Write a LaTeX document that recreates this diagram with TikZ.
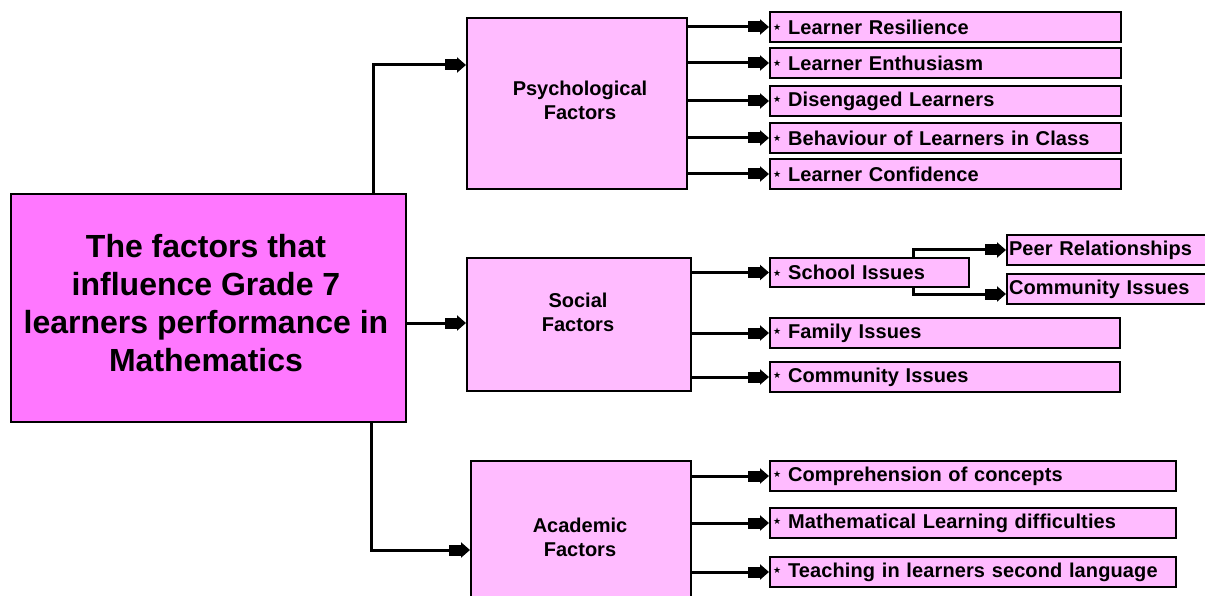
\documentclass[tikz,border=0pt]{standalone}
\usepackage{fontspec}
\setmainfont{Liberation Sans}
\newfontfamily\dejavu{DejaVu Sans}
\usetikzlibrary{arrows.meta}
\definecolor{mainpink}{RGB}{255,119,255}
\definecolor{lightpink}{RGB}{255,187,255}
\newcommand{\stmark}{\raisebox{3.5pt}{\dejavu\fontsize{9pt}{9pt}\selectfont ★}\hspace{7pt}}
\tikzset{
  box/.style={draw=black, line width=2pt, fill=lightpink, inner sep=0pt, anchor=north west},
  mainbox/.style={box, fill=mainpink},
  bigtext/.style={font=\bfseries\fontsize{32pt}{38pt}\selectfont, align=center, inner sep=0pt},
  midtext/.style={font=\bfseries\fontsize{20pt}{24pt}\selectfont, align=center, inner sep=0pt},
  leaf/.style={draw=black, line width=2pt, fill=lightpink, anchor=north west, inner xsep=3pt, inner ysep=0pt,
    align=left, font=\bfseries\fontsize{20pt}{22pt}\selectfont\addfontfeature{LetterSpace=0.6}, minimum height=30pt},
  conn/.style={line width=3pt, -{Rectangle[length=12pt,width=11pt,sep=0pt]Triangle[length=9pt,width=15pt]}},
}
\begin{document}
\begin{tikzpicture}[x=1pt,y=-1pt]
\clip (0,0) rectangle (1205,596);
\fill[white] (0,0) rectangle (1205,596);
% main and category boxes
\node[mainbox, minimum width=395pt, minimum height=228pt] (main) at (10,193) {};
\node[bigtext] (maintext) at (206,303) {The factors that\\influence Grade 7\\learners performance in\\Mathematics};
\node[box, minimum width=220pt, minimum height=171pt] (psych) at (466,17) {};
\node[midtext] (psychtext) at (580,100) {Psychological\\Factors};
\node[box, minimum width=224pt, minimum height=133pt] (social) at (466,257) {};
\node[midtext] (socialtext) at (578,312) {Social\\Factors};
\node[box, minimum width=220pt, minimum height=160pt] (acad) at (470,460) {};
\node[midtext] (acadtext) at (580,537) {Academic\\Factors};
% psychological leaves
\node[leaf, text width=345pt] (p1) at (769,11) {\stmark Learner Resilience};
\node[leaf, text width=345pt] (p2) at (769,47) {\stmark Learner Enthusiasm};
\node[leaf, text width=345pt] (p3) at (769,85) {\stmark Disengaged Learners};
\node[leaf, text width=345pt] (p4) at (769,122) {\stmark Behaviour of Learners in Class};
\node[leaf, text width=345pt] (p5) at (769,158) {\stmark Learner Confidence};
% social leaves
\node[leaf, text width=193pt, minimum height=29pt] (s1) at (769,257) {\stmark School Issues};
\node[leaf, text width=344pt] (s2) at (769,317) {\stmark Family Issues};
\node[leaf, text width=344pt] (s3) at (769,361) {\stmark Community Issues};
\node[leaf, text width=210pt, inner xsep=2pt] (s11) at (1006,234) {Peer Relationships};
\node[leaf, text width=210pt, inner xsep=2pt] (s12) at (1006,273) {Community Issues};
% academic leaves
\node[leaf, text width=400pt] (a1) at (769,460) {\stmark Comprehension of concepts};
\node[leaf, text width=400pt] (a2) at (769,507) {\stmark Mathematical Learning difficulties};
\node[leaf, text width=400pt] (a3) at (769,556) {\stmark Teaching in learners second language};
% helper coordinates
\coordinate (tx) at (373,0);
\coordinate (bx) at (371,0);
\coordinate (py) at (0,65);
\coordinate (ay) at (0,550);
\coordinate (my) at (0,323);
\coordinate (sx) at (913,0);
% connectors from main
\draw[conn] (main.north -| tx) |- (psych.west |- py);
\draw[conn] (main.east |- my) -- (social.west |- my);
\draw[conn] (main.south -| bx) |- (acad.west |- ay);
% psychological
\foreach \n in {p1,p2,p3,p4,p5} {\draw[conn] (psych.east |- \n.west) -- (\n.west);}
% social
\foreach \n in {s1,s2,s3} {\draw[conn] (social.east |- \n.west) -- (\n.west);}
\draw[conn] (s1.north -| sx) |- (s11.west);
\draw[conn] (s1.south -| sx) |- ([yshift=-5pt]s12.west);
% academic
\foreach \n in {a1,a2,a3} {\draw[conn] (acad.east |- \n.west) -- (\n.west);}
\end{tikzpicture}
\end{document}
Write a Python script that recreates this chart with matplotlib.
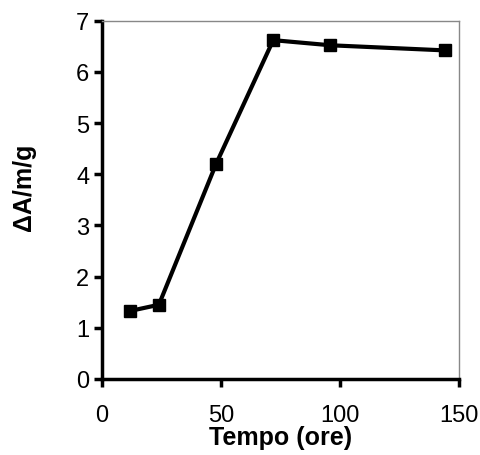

□ □ □

SET EXERCISE> Repeat the preceding records precisely, and leave every picture out of the copy.

FULL ANSWER>
Write a LaTeX document that recreates this diagram with TikZ.
\documentclass[tikz,border=0pt]{standalone}
\usepackage{fontspec}
\setmainfont{Liberation Sans}
\newfontfamily\dejavu{DejaVu Sans}
\usetikzlibrary{arrows.meta}
\definecolor{mainpink}{RGB}{255,119,255}
\definecolor{lightpink}{RGB}{255,187,255}
\newcommand{\stmark}{\raisebox{3.5pt}{\dejavu\fontsize{9pt}{9pt}\selectfont ★}\hspace{7pt}}
\tikzset{
  box/.style={draw=black, line width=2pt, fill=lightpink, inner sep=0pt, anchor=north west},
  mainbox/.style={box, fill=mainpink},
  bigtext/.style={font=\bfseries\fontsize{32pt}{38pt}\selectfont, align=center, inner sep=0pt},
  midtext/.style={font=\bfseries\fontsize{20pt}{24pt}\selectfont, align=center, inner sep=0pt},
  leaf/.style={draw=black, line width=2pt, fill=lightpink, anchor=north west, inner xsep=3pt, inner ysep=0pt,
    align=left, font=\bfseries\fontsize{20pt}{22pt}\selectfont\addfontfeature{LetterSpace=0.6}, minimum height=30pt},
  conn/.style={line width=3pt, -{Rectangle[length=12pt,width=11pt,sep=0pt]Triangle[length=9pt,width=15pt]}},
}
\begin{document}
\begin{tikzpicture}[x=1pt,y=-1pt]
\clip (0,0) rectangle (1205,596);
\fill[white] (0,0) rectangle (1205,596);
% main and category boxes
\node[mainbox, minimum width=395pt, minimum height=228pt] (main) at (10,193) {};
\node[bigtext] (maintext) at (206,303) {The factors that\\influence Grade 7\\learners performance in\\Mathematics};
\node[box, minimum width=220pt, minimum height=171pt] (psych) at (466,17) {};
\node[midtext] (psychtext) at (580,100) {Psychological\\Factors};
\node[box, minimum width=224pt, minimum height=133pt] (social) at (466,257) {};
\node[midtext] (socialtext) at (578,312) {Social\\Factors};
\node[box, minimum width=220pt, minimum height=160pt] (acad) at (470,460) {};
\node[midtext] (acadtext) at (580,537) {Academic\\Factors};
% psychological leaves
\node[leaf, text width=345pt] (p1) at (769,11) {\stmark Learner Resilience};
\node[leaf, text width=345pt] (p2) at (769,47) {\stmark Learner Enthusiasm};
\node[leaf, text width=345pt] (p3) at (769,85) {\stmark Disengaged Learners};
\node[leaf, text width=345pt] (p4) at (769,122) {\stmark Behaviour of Learners in Class};
\node[leaf, text width=345pt] (p5) at (769,158) {\stmark Learner Confidence};
% social leaves
\node[leaf, text width=193pt, minimum height=29pt] (s1) at (769,257) {\stmark School Issues};
\node[leaf, text width=344pt] (s2) at (769,317) {\stmark Family Issues};
\node[leaf, text width=344pt] (s3) at (769,361) {\stmark Community Issues};
\node[leaf, text width=210pt, inner xsep=2pt] (s11) at (1006,234) {Peer Relationships};
\node[leaf, text width=210pt, inner xsep=2pt] (s12) at (1006,273) {Community Issues};
% academic leaves
\node[leaf, text width=400pt] (a1) at (769,460) {\stmark Comprehension of concepts};
\node[leaf, text width=400pt] (a2) at (769,507) {\stmark Mathematical Learning difficulties};
\node[leaf, text width=400pt] (a3) at (769,556) {\stmark Teaching in learners second language};
% helper coordinates
\coordinate (tx) at (373,0);
\coordinate (bx) at (371,0);
\coordinate (py) at (0,65);
\coordinate (ay) at (0,550);
\coordinate (my) at (0,323);
\coordinate (sx) at (913,0);
% connectors from main
\draw[conn] (main.north -| tx) |- (psych.west |- py);
\draw[conn] (main.east |- my) -- (social.west |- my);
\draw[conn] (main.south -| bx) |- (acad.west |- ay);
% psychological
\foreach \n in {p1,p2,p3,p4,p5} {\draw[conn] (psych.east |- \n.west) -- (\n.west);}
% social
\foreach \n in {s1,s2,s3} {\draw[conn] (social.east |- \n.west) -- (\n.west);}
\draw[conn] (s1.north -| sx) |- (s11.west);
\draw[conn] (s1.south -| sx) |- ([yshift=-5pt]s12.west);
% academic
\foreach \n in {a1,a2,a3} {\draw[conn] (acad.east |- \n.west) -- (\n.west);}
\end{tikzpicture}
\end{document}
Write a Python script that recreates this chart with matplotlib.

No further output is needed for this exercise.